Re: [PATCH v2 0/6] Improve visibility of writeback

Kent Overstreet <kent.overstreet@xxxxxxxxx> · Thu, 28 Mar 2024 15:55:32 -0400

On Thu, Mar 28, 2024 at 09:46:39AM -1000, Tejun Heo wrote:
> Hello,
> 
> On Thu, Mar 28, 2024 at 03:40:02PM -0400, Kent Overstreet wrote:
> > Collecting latency numbers at various key places is _enormously_ useful.
> > The hard part is deciding where it's useful to collect; that requires
> > intimate knowledge of the code. Once you're defining those collection
> > poitns statically, doing it with BPF is just another useless layer of
> > indirection.
> 
> Given how much flexibility helps with debugging, claiming it useless is a
> stretch.

Well, what would it add?

> > The time stats stuff I wrote is _really_ cheap, and you really want this
> > stuff always on so that you've actually got the data you need when
> > you're bughunting.
> 
> For some stats and some use cases, always being available is useful and
> building fixed infra for them makes sense. For other stats and other use
> cases, flexibility is pretty useful too (e.g. what if you want percentile
> distribution which is filtered by some criteria?).

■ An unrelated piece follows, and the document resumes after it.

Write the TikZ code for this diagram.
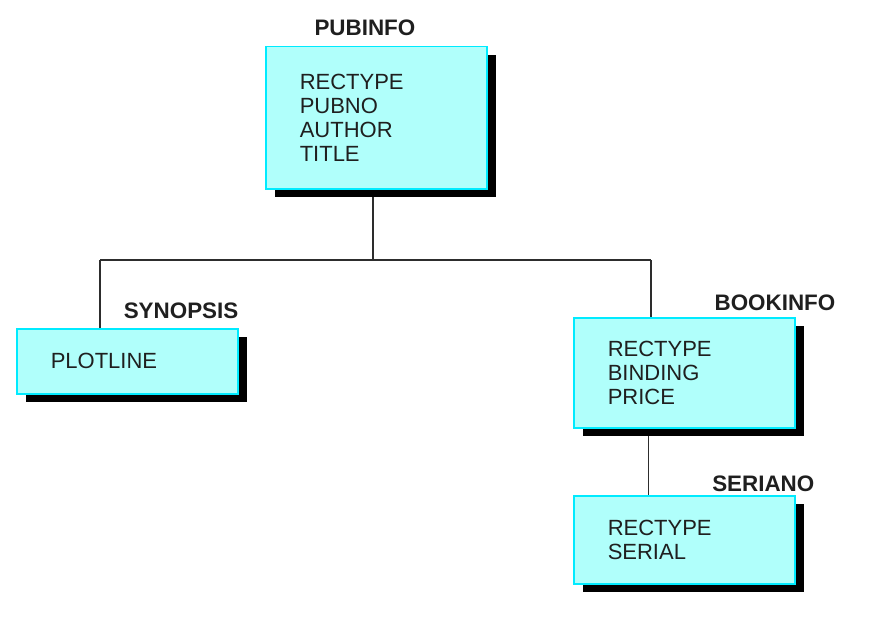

They aren't mutually
> exclusive and I'm not sure bdi wb instrumentation is on top of enough
> people's minds.
> 
> As for overhead, BPF instrumentation can be _really_ cheap too. We often run
> these programs per packet.

The main things I want are just
 - elapsed time since last writeback IO completed, so we can see at a
   glance if it's stalled
 - time stats on writeback io initiation to completion

The main value of this one will be tracking down tail latency issues and
finding out where in the stack they originate.